Modern machine learning models, particularly those used in deep networks, are characterized by massive numbers of parameters trained on large datasets. While these large-scale learning methods have had tremendous practical successes, developing theoretical means that can rigorously explain when and why these models work has been an outstanding issue in the field. This dissertation provides a theoretical basis for the understanding of learning dynamics and generalization in high-dimensional regimes. It brings together two important tools that offer the potential for a rigorous analytic understanding of modern problems: statistics of high-dimensional random systems and neural tangent kernels. These frameworks enable the precise characterization of complex phenomena in various machine learning problems. In particular, these tools can overcome the non-convex nature of the loss function and non-linearities in the estimation process. The results shed light on the asymptotics of learning for two popular neural network models in high dimensions: Generalized Linear Models (GLMs) and Recurrent Neural Networks (RNNs).

We characterize the generalization error for Generalized Linear Models (GLMs) using a framework called Multi-Layer Vector Approximate Message Passing (ML-VAMP). This framework is a recently developed and powerful methodology for the analytical understanding of estimation problems. It allows us to analyze the effect of essential design choices, such as the degree of over-parameterization, loss function, and regularization, as well as initialization, feature correlation, and a train/test distributional mismatch.

Next, we investigate the restrictiveness of a class of Recurrent Neural Networks (RNNs) with unitary weight matrices.
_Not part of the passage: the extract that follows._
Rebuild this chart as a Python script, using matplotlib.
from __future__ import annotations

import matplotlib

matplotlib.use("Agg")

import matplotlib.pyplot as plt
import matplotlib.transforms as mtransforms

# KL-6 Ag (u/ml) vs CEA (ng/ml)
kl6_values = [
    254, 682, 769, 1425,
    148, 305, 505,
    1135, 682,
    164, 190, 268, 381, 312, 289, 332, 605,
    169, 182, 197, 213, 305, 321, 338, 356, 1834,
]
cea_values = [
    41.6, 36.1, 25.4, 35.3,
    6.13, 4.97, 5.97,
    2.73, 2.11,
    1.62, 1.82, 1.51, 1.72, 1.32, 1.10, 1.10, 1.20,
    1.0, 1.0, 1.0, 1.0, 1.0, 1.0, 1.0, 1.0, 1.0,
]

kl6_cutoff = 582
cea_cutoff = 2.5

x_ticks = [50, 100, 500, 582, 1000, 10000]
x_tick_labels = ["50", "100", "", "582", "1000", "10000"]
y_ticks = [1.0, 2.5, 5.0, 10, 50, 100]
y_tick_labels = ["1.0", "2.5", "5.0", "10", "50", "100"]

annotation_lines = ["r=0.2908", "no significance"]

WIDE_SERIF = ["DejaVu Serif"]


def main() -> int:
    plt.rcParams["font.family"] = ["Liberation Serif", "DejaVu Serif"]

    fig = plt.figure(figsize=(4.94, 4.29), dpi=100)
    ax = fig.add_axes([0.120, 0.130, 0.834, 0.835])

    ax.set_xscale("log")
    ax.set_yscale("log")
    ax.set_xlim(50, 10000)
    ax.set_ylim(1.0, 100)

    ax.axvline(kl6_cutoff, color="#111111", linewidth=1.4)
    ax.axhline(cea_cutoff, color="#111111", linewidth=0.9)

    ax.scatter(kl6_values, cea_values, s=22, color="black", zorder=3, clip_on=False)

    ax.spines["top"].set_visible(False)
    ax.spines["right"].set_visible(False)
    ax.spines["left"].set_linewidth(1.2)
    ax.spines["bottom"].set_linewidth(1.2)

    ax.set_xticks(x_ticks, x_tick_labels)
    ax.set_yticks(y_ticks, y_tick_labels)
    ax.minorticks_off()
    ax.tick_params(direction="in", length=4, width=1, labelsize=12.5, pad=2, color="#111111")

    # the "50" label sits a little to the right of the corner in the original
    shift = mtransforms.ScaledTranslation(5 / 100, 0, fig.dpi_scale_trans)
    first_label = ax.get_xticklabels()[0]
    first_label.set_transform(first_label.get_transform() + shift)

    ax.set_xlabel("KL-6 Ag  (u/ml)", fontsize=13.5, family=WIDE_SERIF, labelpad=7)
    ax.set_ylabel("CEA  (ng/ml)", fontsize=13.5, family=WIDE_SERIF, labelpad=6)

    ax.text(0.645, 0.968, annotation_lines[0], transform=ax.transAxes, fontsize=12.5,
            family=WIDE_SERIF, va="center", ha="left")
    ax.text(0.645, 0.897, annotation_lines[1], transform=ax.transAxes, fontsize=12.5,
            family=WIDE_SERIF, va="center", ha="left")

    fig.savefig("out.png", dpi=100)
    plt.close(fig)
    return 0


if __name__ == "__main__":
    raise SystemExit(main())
Training RNNs suffers from the so-called vanishing/exploding gradient problem. The unitary RNN is a simple approach to mitigate this problem by imposing a unitary constraint on these networks. We theoretically show that for RNNs with ReLU activations, there is no loss in the expressiveness of the model from imposing the unitary constraint.
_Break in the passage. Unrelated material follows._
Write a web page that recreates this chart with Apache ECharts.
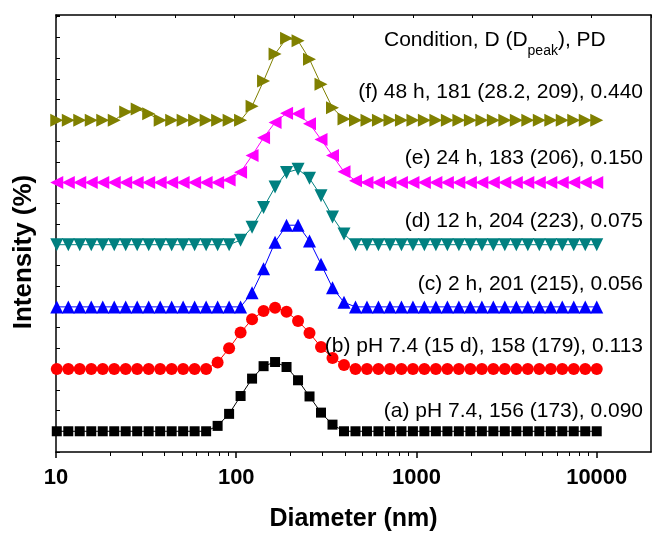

Finally, we explore the learning dynamics of RNNs trained under gradient descent using the recently-developed kernel regime analysis. Our results show that linear RNNs learned from random initialization are functionally equivalent to a certain weighted 1D-convolutional network. Importantly, the weightings in the equivalent model cause an implicit bias to elements with smaller time lags in the convolution and hence shorter memory. Interestingly, the degree of this bias depends on the variance of the transition matrix at initialization.